Aussi est-ce sans doute par intérêt historique
plus que littéraire que l’on attendait avec curiosité ce qu’en ferait l’Opéra
théâtre Pour Tous qui a l’idée originale de mêler à des
opéras célèbres, à la place des plages narratives, récitatifs ou passages qui
font avancer l’action, des extraits des textes originaux dont ils furent tirés,
mêlant de la sorte leur mise en musique, le lyrisme vocal et musical, au
théâtre et à la littérature dont ils furent issus. Effectivement, un grand
nombre d’opéras se prête à ce jeu d’un découpage d’une partie chantée, remplie
par une partie théâtrale qui le resitue ou en éclaire le sens, pas toujours
compréhensible pour un profane aujourd’hui : bref, c’est revenir à l’opéra
comique, c’est-à-dire, au sens précis du terme, parlé et chanté. Ce qui exige,
certes, des chanteurs pouvant avec aisance passer à ces deux types de discours.

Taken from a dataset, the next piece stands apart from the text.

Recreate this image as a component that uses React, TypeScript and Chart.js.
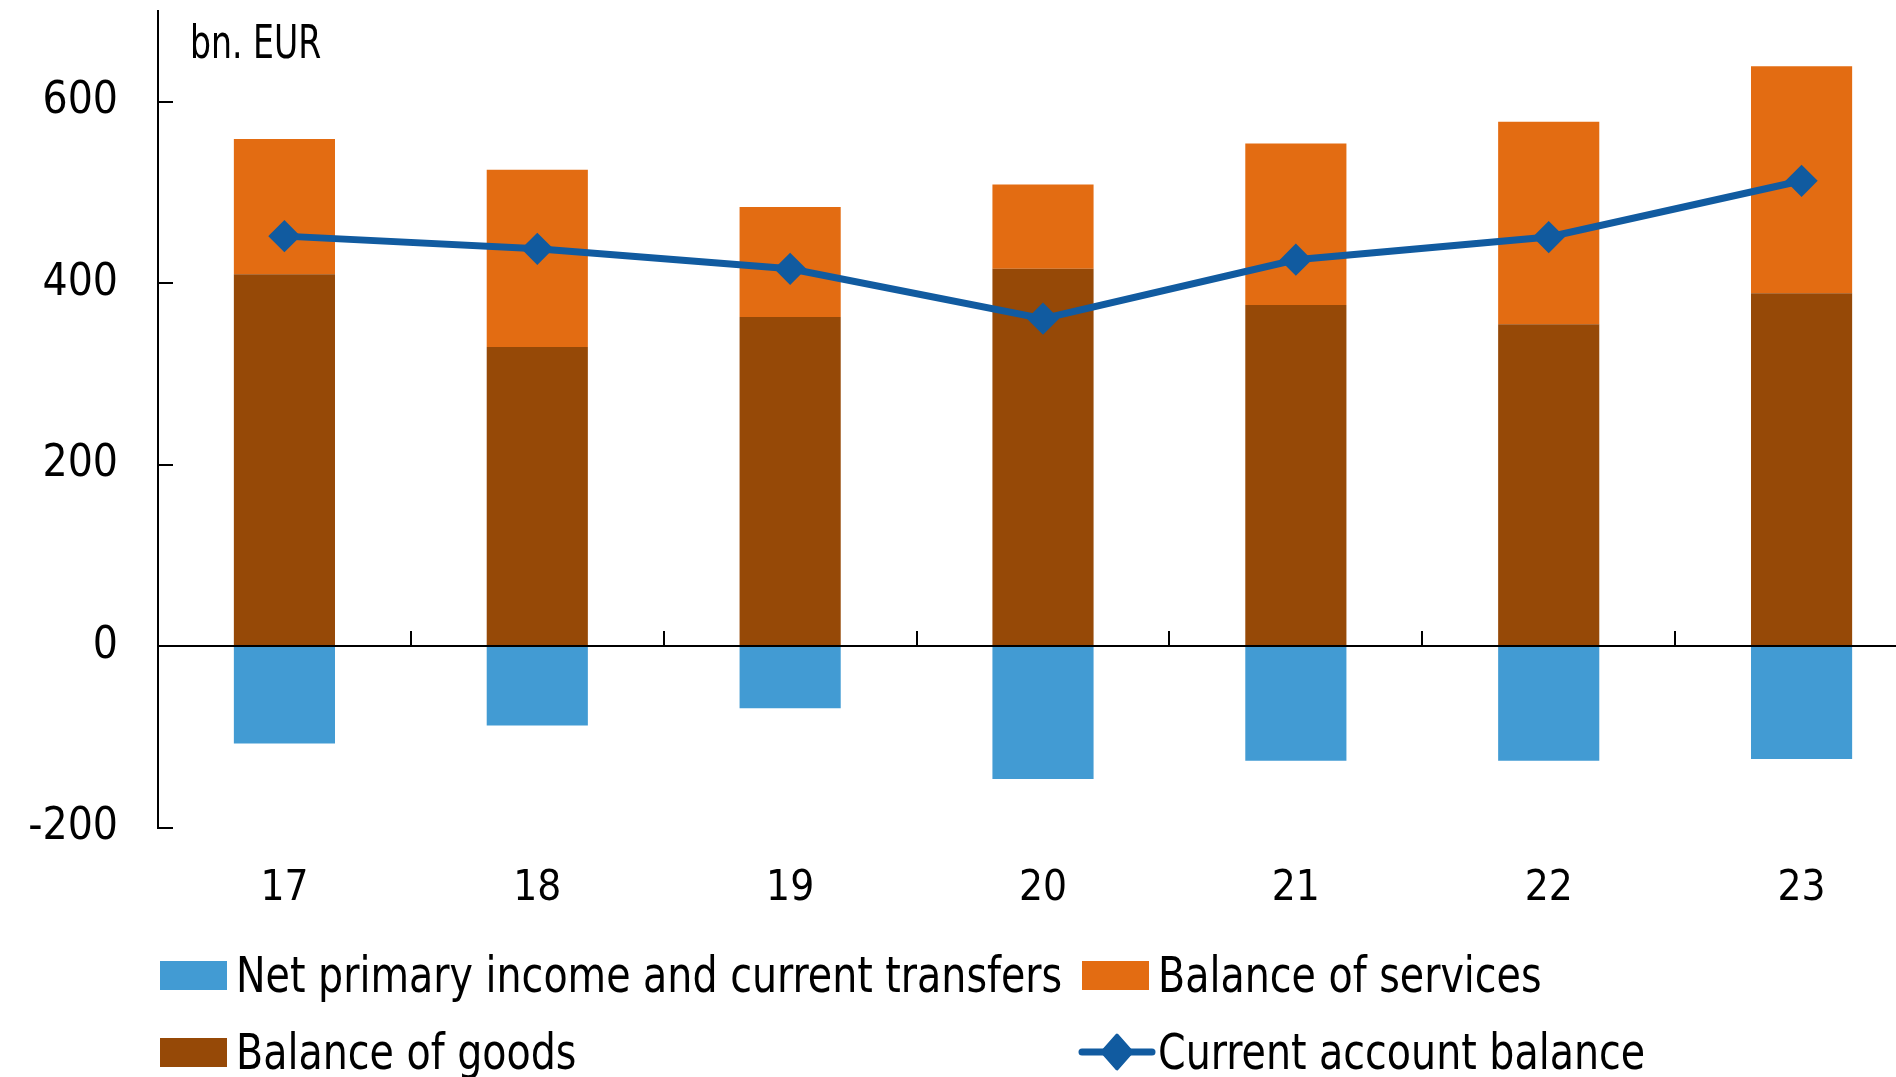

Sur les objectifs de l’Opéra théâtre Pour Tous, dont le baryton marseillais Cyril
Rovery est l’âme et
l’infatigable, animateur, on se reportera, à la chronique ci-dessous de
présentation « Marseille sous les étoiles (2) » du 6 août 2012 ou,
encore, à celle commentant sa première tentative, réussie, de l’an dernier,
avec le Don Giovanni
de da Ponte/Mozart, assorti de textes de Tirso de Molina et Molière (15
septembre 2011).
L’an dernier, l’espace réduit du jardin Longchamp dotait le Don
Giovanni inaugural des
conditions les meilleures pour mettre en valeur une mise en scène inventive et
détaillée (Karine Leleu),
les seules réserves à lui opposer étant l’hétérogénéité stylistique des textes
théâtraux convoqués, les vers de Tirso, la prose de Molière et des récitatifs
traduits ou trahis par maladresse.
Malheureusement, dans le vaste espace du
théâtre Silvain, les personnages se diluent quelque peu (la belle Emmanuelle
Zoldan, touchante et
bien chantante Suzuki confinée, souvent à genoux, en arrière plan), quant aux
textes, de Belasco et de Loti, ils sont pratiquement inaudibles, du premier au
dernier rang, moins par un problème de sonorisation que de mauvaise diction du
diseur qui les a enregistrés et, les chanteurs, tous excellents pour le chant,
ne le sont guère pour le texte parlé, par ailleurs souvent malencontreusement
couvert par le piano. Comme l’on n’entend pas les textes, quand viennent les
passages parlés, que les personnages se figent pour faire place à la lecture,
cela crée une rupture du tempo, du rythme de l’œuvre, d’autant plus que
l’attention est attirée et dispersée par les très belles lumières, bleues,
mauves, rouges et les superbes vidéos de Geoffrey Parant côté cour, visages en gros
plans, noces japonaises, flots, journal, lettres de sang de la lettre du Mikado
invitant le père de Cio-Cio-San à sacrifier au saputo, à se faire, hara-kiri.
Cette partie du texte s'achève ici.